/---

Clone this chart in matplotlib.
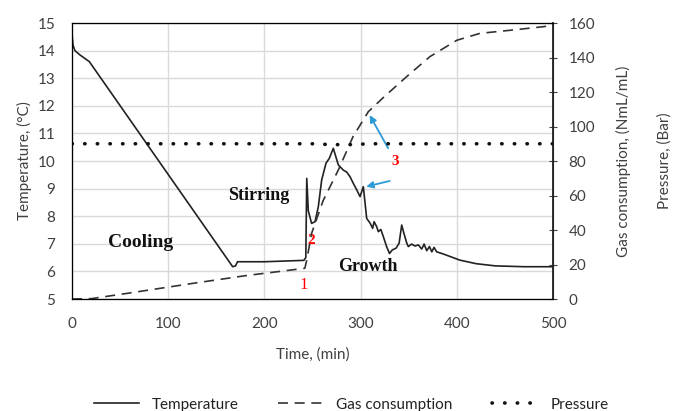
import matplotlib
matplotlib.use("Agg")
import matplotlib.pyplot as plt

plt.rcParams["font.family"] = ["Lato", "DejaVu Sans"]

# Temperature (degC) vs time (min)
temp_t = [0, 1, 3, 8, 18, 167, 170, 172, 200, 241, 243, 244, 245.6, 249, 252.6,
          256, 259.5, 264, 267.5, 271.6, 276.8, 282, 285.5, 289, 292.4, 296, 299.4,
          302.8, 306.3, 310, 312.5, 314, 316.7, 318.4, 321, 323.6, 327, 330, 333,
          336.8, 340, 342.7, 345, 348, 349.6, 353, 356.5, 360, 363.5, 366, 368.7,
          371.5, 374, 376.3, 379, 386, 403, 420, 440, 470, 500]
temp_v = [14.6, 14.2, 14.0, 13.85, 13.6, 6.17, 6.2, 6.35, 6.35, 6.4, 6.5, 9.37, 8.2, 7.74, 7.8,
          8.34, 9.31, 9.92, 10.1, 10.46, 9.86, 9.67, 9.6, 9.43, 9.19, 8.95, 8.71,
          9.07, 7.92, 7.74, 7.56, 7.8, 7.62, 7.44, 7.52, 7.26, 6.9, 6.65, 6.78,
          6.84, 7.02, 7.68, 7.38, 7.02, 6.9, 6.99, 6.92, 6.96, 6.81, 6.99, 6.75,
          6.9, 6.71, 6.87, 6.71, 6.63, 6.41, 6.28, 6.2, 6.17, 6.17]

# Gas consumption (NmL/mL)
gas_t = [0, 20, 60, 126, 180, 242, 244, 249, 261, 277, 292, 308, 324, 348,
         372, 400, 424, 459, 500]
gas_v = [0, 0.2, 3.5, 9.1, 13.5, 17.8, 22.6, 38, 57, 75, 94, 108.6, 117, 129,
         140.5, 150, 154, 156, 158.5]

# Pressure (Bar)
pres_t = [0, 250, 270, 290, 310, 500]
pres_v = [9.0, 9.0, 8.95, 8.95, 9.0, 9.0]

fig = plt.figure(figsize=(6.75, 4.11), dpi=100)
ax = fig.add_axes([0.1067, 0.2725, 0.7126, 0.6715])
ax2 = ax.twinx()
ax3 = ax.twinx()

ax.grid(True, color="#d9d9d9", linewidth=1)
ax.set_axisbelow(True)
l1, = ax.plot(temp_t, temp_v, color="#222222", linewidth=1.2, label="Temperature")
ax.set_xlim(0, 500)
ax.set_ylim(5, 15)
ax.set_yticks(range(5, 16))
ax.set_xticks(range(0, 501, 100))
ax.tick_params(axis="x", length=0, labelsize=11, colors="#404040", pad=13)
ax.tick_params(axis="y", length=0, labelsize=11, colors="#404040", pad=12)
ax.set_ylabel("Temperature, (\u00b0C)", fontsize=11, color="#404040", labelpad=4)
ax.set_xlabel("Time, (min)", fontsize=11, color="#404040", labelpad=12)
for s in ax.spines.values():
    s.set_color("#404040")

l2, = ax2.plot(gas_t, gas_v, color="#333333", linewidth=1.2, dashes=(6, 4),
               label="Gas consumption")
ax2.set_ylim(0, 160)
ax2.set_yticks(range(0, 161, 20))
ax2.tick_params(direction="inout", length=6, labelsize=11, colors="#404040", pad=8)
ax2.set_ylabel("Gas consumption, (NmL/mL)", fontsize=11, color="#404040", labelpad=15)
ax2.spines["right"].set_color("#222222")
ax2.spines["right"].set_linewidth(1.3)

l3, = ax3.plot(pres_t, pres_v, color="#111111", linewidth=2.6, linestyle=(0, (0.1, 3.4)),
               dash_capstyle="round", label="Pressure")
ax3.set_ylim(0, 16)
ax3.set_yticks([])
ax3.spines["right"].set_visible(False)
ax3.set_ylabel("Pressure, (Bar)", fontsize=11, color="#404040", labelpad=75)

# Text annotations
serif = dict(family="Liberation Serif", fontweight="bold", color="#111111")
ax.text(37, 6.9, "Cooling", fontsize=14, **serif)
ax.text(162, 8.6, "Stirring", fontsize=13, **serif)
ax.text(277, 6.0, "Growth", fontsize=13, **serif)
red = dict(family="Liberation Serif", color="red")
ax.text(236, 5.35, "1", fontsize=12, **red)
ax.text(245, 7.0, "2", fontsize=11, fontweight="bold", **red)
ax.text(332, 9.85, "3", fontsize=11, fontweight="bold", **red)
ax.annotate("", xy=(303, 9.05), xytext=(333, 9.3),
            arrowprops=dict(arrowstyle="-|>", color="#2e9ad6", lw=1.3))
ax2.annotate("", xy=(308, 108), xytext=(330, 86),
             arrowprops=dict(arrowstyle="-|>", color="#2e9ad6", lw=1.3))

fig.legend(handles=[l1, l2, l3], loc="lower center", ncol=3, frameon=False,
           bbox_to_anchor=(0.52, -0.035), fontsize=11, handlelength=3.0,
           columnspacing=2.6, labelcolor="#222222")

fig.savefig("out.png", dpi=100)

\---

### What you are asked to do
Pictures are excluded: retype only the lines from the beginning of the listing above through the line with "ax3 = ax.twinx()", both included.

### Task solution
Clone this chart in matplotlib.
import matplotlib
matplotlib.use("Agg")
import matplotlib.pyplot as plt

plt.rcParams["font.family"] = ["Lato", "DejaVu Sans"]

# Temperature (degC) vs time (min)
temp_t = [0, 1, 3, 8, 18, 167, 170, 172, 200, 241, 243, 244, 245.6, 249, 252.6,
          256, 259.5, 264, 267.5, 271.6, 276.8, 282, 285.5, 289, 292.4, 296, 299.4,
          302.8, 306.3, 310, 312.5, 314, 316.7, 318.4, 321, 323.6, 327, 330, 333,
          336.8, 340, 342.7, 345, 348, 349.6, 353, 356.5, 360, 363.5, 366, 368.7,
          371.5, 374, 376.3, 379, 386, 403, 420, 440, 470, 500]
temp_v = [14.6, 14.2, 14.0, 13.85, 13.6, 6.17, 6.2, 6.35, 6.35, 6.4, 6.5, 9.37, 8.2, 7.74, 7.8,
          8.34, 9.31, 9.92, 10.1, 10.46, 9.86, 9.67, 9.6, 9.43, 9.19, 8.95, 8.71,
          9.07, 7.92, 7.74, 7.56, 7.8, 7.62, 7.44, 7.52, 7.26, 6.9, 6.65, 6.78,
          6.84, 7.02, 7.68, 7.38, 7.02, 6.9, 6.99, 6.92, 6.96, 6.81, 6.99, 6.75,
          6.9, 6.71, 6.87, 6.71, 6.63, 6.41, 6.28, 6.2, 6.17, 6.17]

# Gas consumption (NmL/mL)
gas_t = [0, 20, 60, 126, 180, 242, 244, 249, 261, 277, 292, 308, 324, 348,
         372, 400, 424, 459, 500]
gas_v = [0, 0.2, 3.5, 9.1, 13.5, 17.8, 22.6, 38, 57, 75, 94, 108.6, 117, 129,
         140.5, 150, 154, 156, 158.5]

# Pressure (Bar)
pres_t = [0, 250, 270, 290, 310, 500]
pres_v = [9.0, 9.0, 8.95, 8.95, 9.0, 9.0]

fig = plt.figure(figsize=(6.75, 4.11), dpi=100)
ax = fig.add_axes([0.1067, 0.2725, 0.7126, 0.6715])
ax2 = ax.twinx()
ax3 = ax.twinx()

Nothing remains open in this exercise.